TASK STATEMENT: Give every line again exactly as it appears, please, but not the pictures.

SUPPLIED DATA:

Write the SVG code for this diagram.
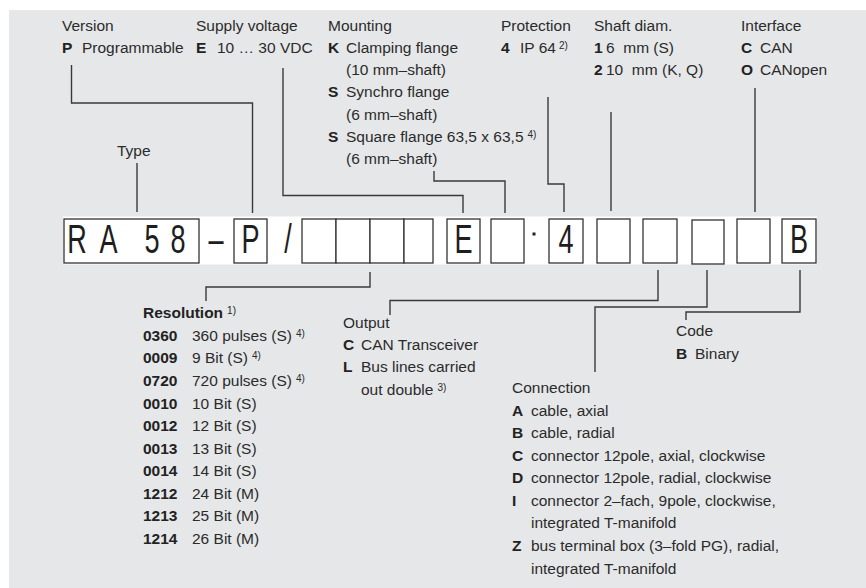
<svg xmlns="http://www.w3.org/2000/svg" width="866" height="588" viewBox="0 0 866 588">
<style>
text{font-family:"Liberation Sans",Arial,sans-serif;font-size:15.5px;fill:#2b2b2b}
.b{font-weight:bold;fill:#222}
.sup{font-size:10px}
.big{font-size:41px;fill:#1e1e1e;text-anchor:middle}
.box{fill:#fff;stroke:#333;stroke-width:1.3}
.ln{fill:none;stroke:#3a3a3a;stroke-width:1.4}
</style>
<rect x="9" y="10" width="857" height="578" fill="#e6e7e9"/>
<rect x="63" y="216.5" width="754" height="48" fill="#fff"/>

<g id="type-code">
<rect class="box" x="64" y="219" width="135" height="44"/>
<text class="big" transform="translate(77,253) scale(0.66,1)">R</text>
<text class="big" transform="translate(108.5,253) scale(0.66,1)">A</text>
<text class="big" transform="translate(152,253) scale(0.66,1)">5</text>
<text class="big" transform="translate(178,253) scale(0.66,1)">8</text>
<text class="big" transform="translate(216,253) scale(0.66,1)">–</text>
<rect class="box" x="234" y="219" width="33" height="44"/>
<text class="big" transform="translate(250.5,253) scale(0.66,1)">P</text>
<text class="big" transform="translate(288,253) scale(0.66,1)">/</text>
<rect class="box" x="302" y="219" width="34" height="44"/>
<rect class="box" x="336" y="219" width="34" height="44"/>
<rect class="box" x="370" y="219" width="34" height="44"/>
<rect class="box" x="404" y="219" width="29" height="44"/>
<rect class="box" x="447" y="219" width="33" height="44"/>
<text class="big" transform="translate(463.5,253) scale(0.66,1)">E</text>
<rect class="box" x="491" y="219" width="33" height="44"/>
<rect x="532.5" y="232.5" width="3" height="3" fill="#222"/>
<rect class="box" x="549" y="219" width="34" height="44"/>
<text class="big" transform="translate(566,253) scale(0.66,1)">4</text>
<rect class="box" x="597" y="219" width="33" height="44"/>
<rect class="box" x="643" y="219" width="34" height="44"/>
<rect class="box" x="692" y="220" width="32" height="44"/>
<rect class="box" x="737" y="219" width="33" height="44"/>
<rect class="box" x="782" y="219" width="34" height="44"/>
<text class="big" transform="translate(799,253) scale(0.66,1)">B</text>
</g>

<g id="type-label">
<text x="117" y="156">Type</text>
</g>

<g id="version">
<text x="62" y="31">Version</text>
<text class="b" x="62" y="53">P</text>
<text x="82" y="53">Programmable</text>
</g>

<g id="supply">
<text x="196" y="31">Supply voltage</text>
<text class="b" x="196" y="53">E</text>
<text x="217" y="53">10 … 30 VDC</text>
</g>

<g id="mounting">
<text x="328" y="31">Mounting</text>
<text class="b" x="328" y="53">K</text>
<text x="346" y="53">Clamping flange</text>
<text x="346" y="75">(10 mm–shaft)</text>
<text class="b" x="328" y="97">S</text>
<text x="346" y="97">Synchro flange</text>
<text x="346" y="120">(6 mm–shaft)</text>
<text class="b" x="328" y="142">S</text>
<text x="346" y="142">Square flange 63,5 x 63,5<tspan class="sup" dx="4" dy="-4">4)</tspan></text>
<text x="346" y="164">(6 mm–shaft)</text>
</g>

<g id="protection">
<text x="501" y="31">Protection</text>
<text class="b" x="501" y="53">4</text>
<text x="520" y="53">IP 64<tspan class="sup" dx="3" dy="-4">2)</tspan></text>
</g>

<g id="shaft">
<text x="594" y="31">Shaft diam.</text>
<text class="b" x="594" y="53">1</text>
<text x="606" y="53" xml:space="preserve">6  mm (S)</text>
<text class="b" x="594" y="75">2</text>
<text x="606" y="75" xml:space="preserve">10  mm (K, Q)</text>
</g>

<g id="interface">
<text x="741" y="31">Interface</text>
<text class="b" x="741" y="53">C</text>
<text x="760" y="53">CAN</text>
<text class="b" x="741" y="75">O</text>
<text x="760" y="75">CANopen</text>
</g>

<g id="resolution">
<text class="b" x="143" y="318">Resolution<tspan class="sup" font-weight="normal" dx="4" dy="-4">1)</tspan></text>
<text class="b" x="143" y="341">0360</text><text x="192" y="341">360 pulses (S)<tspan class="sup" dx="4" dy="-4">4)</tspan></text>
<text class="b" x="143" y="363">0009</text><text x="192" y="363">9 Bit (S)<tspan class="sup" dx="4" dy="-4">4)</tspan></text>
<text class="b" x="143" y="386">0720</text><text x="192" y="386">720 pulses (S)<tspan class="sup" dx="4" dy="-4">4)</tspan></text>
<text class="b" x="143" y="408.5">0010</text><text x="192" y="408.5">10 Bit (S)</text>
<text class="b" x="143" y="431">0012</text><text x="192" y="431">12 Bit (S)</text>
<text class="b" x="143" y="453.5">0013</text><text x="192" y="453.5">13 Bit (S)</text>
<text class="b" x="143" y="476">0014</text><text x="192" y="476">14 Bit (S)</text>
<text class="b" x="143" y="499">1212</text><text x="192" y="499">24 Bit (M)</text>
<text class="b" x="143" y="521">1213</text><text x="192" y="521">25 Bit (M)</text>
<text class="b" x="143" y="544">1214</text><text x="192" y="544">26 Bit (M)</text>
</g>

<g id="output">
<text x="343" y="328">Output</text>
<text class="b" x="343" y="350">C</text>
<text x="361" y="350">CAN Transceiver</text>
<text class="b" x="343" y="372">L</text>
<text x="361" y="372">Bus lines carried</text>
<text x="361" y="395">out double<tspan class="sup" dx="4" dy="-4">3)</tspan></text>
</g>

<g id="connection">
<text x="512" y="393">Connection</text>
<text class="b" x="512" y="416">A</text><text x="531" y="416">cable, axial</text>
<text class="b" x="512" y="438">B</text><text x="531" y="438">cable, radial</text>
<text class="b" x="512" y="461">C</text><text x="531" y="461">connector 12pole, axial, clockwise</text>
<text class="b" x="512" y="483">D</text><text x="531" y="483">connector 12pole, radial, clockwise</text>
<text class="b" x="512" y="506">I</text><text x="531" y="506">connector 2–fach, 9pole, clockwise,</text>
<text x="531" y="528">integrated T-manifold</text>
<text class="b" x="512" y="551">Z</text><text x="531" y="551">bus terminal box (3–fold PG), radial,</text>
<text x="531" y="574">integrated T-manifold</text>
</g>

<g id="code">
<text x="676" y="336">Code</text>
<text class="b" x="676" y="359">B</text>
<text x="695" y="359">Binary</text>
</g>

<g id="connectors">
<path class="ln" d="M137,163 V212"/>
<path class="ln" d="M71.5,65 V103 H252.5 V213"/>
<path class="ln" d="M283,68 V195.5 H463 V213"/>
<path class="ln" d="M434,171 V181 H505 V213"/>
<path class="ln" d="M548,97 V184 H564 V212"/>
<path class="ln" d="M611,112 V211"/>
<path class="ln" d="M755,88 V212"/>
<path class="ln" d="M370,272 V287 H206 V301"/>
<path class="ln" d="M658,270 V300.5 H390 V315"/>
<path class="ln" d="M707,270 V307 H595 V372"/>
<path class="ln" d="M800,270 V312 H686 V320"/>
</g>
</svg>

ANSWER TO THE TASK:
Write the SVG code for this diagram.
<svg xmlns="http://www.w3.org/2000/svg" width="866" height="588" viewBox="0 0 866 588">
<style>
text{font-family:"Liberation Sans",Arial,sans-serif;font-size:15.5px;fill:#2b2b2b}
.b{font-weight:bold;fill:#222}
.sup{font-size:10px}
.big{font-size:41px;fill:#1e1e1e;text-anchor:middle}
.box{fill:#fff;stroke:#333;stroke-width:1.3}
.ln{fill:none;stroke:#3a3a3a;stroke-width:1.4}
</style>
<rect x="9" y="10" width="857" height="578" fill="#e6e7e9"/>
<rect x="63" y="216.5" width="754" height="48" fill="#fff"/>

<g id="type-code">
<rect class="box" x="64" y="219" width="135" height="44"/>
<text class="big" transform="translate(77,253) scale(0.66,1)">R</text>
<text class="big" transform="translate(108.5,253) scale(0.66,1)">A</text>
<text class="big" transform="translate(152,253) scale(0.66,1)">5</text>
<text class="big" transform="translate(178,253) scale(0.66,1)">8</text>
<text class="big" transform="translate(216,253) scale(0.66,1)">–</text>
<rect class="box" x="234" y="219" width="33" height="44"/>
<text class="big" transform="translate(250.5,253) scale(0.66,1)">P</text>
<text class="big" transform="translate(288,253) scale(0.66,1)">/</text>
<rect class="box" x="302" y="219" width="34" height="44"/>
<rect class="box" x="336" y="219" width="34" height="44"/>
<rect class="box" x="370" y="219" width="34" height="44"/>
<rect class="box" x="404" y="219" width="29" height="44"/>
<rect class="box" x="447" y="219" width="33" height="44"/>
<text class="big" transform="translate(463.5,253) scale(0.66,1)">E</text>
<rect class="box" x="491" y="219" width="33" height="44"/>
<rect x="532.5" y="232.5" width="3" height="3" fill="#222"/>
<rect class="box" x="549" y="219" width="34" height="44"/>
<text class="big" transform="translate(566,253) scale(0.66,1)">4</text>
<rect class="box" x="597" y="219" width="33" height="44"/>
<rect class="box" x="643" y="219" width="34" height="44"/>
<rect class="box" x="692" y="220" width="32" height="44"/>
<rect class="box" x="737" y="219" width="33" height="44"/>
<rect class="box" x="782" y="219" width="34" height="44"/>
<text class="big" transform="translate(799,253) scale(0.66,1)">B</text>
</g>

<g id="type-label">
<text x="117" y="156">Type</text>
</g>

<g id="version">
<text x="62" y="31">Version</text>
<text class="b" x="62" y="53">P</text>
<text x="82" y="53">Programmable</text>
</g>

<g id="supply">
<text x="196" y="31">Supply voltage</text>
<text class="b" x="196" y="53">E</text>
<text x="217" y="53">10 … 30 VDC</text>
</g>

<g id="mounting">
<text x="328" y="31">Mounting</text>
<text class="b" x="328" y="53">K</text>
<text x="346" y="53">Clamping flange</text>
<text x="346" y="75">(10 mm–shaft)</text>
<text class="b" x="328" y="97">S</text>
<text x="346" y="97">Synchro flange</text>
<text x="346" y="120">(6 mm–shaft)</text>
<text class="b" x="328" y="142">S</text>
<text x="346" y="142">Square flange 63,5 x 63,5<tspan class="sup" dx="4" dy="-4">4)</tspan></text>
<text x="346" y="164">(6 mm–shaft)</text>
</g>

<g id="protection">
<text x="501" y="31">Protection</text>
<text class="b" x="501" y="53">4</text>
<text x="520" y="53">IP 64<tspan class="sup" dx="3" dy="-4">2)</tspan></text>
</g>

<g id="shaft">
<text x="594" y="31">Shaft diam.</text>
<text class="b" x="594" y="53">1</text>
<text x="606" y="53" xml:space="preserve">6  mm (S)</text>
<text class="b" x="594" y="75">2</text>
<text x="606" y="75" xml:space="preserve">10  mm (K, Q)</text>
</g>

<g id="interface">
<text x="741" y="31">Interface</text>
<text class="b" x="741" y="53">C</text>
<text x="760" y="53">CAN</text>
<text class="b" x="741" y="75">O</text>
<text x="760" y="75">CANopen</text>
</g>

<g id="resolution">
<text class="b" x="143" y="318">Resolution<tspan class="sup" font-weight="normal" dx="4" dy="-4">1)</tspan></text>
<text class="b" x="143" y="341">0360</text><text x="192" y="341">360 pulses (S)<tspan class="sup" dx="4" dy="-4">4)</tspan></text>
<text class="b" x="143" y="363">0009</text><text x="192" y="363">9 Bit (S)<tspan class="sup" dx="4" dy="-4">4)</tspan></text>
<text class="b" x="143" y="386">0720</text><text x="192" y="386">720 pulses (S)<tspan class="sup" dx="4" dy="-4">4)</tspan></text>
<text class="b" x="143" y="408.5">0010</text><text x="192" y="408.5">10 Bit (S)</text>
<text class="b" x="143" y="431">0012</text><text x="192" y="431">12 Bit (S)</text>
<text class="b" x="143" y="453.5">0013</text><text x="192" y="453.5">13 Bit (S)</text>
<text class="b" x="143" y="476">0014</text><text x="192" y="476">14 Bit (S)</text>
<text class="b" x="143" y="499">1212</text><text x="192" y="499">24 Bit (M)</text>
<text class="b" x="143" y="521">1213</text><text x="192" y="521">25 Bit (M)</text>
<text class="b" x="143" y="544">1214</text><text x="192" y="544">26 Bit (M)</text>
</g>

<g id="output">
<text x="343" y="328">Output</text>
<text class="b" x="343" y="350">C</text>
<text x="361" y="350">CAN Transceiver</text>
<text class="b" x="343" y="372">L</text>
<text x="361" y="372">Bus lines carried</text>
<text x="361" y="395">out double<tspan class="sup" dx="4" dy="-4">3)</tspan></text>
</g>

<g id="connection">
<text x="512" y="393">Connection</text>
<text class="b" x="512" y="416">A</text><text x="531" y="416">cable, axial</text>
<text class="b" x="512" y="438">B</text><text x="531" y="438">cable, radial</text>
<text class="b" x="512" y="461">C</text><text x="531" y="461">connector 12pole, axial, clockwise</text>
<text class="b" x="512" y="483">D</text><text x="531" y="483">connector 12pole, radial, clockwise</text>
<text class="b" x="512" y="506">I</text><text x="531" y="506">connector 2–fach, 9pole, clockwise,</text>
<text x="531" y="528">integrated T-manifold</text>
<text class="b" x="512" y="551">Z</text><text x="531" y="551">bus terminal box (3–fold PG), radial,</text>
<text x="531" y="574">integrated T-manifold</text>
</g>

<g id="code">
<text x="676" y="336">Code</text>
<text class="b" x="676" y="359">B</text>
<text x="695" y="359">Binary</text>
</g>

<g id="connectors">
<path class="ln" d="M137,163 V212"/>
<path class="ln" d="M71.5,65 V103 H252.5 V213"/>
<path class="ln" d="M283,68 V195.5 H463 V213"/>
<path class="ln" d="M434,171 V181 H505 V213"/>
<path class="ln" d="M548,97 V184 H564 V212"/>
<path class="ln" d="M611,112 V211"/>
<path class="ln" d="M755,88 V212"/>
<path class="ln" d="M370,272 V287 H206 V301"/>
<path class="ln" d="M658,270 V300.5 H390 V315"/>
<path class="ln" d="M707,270 V307 H595 V372"/>
<path class="ln" d="M800,270 V312 H686 V320"/>
</g>
</svg>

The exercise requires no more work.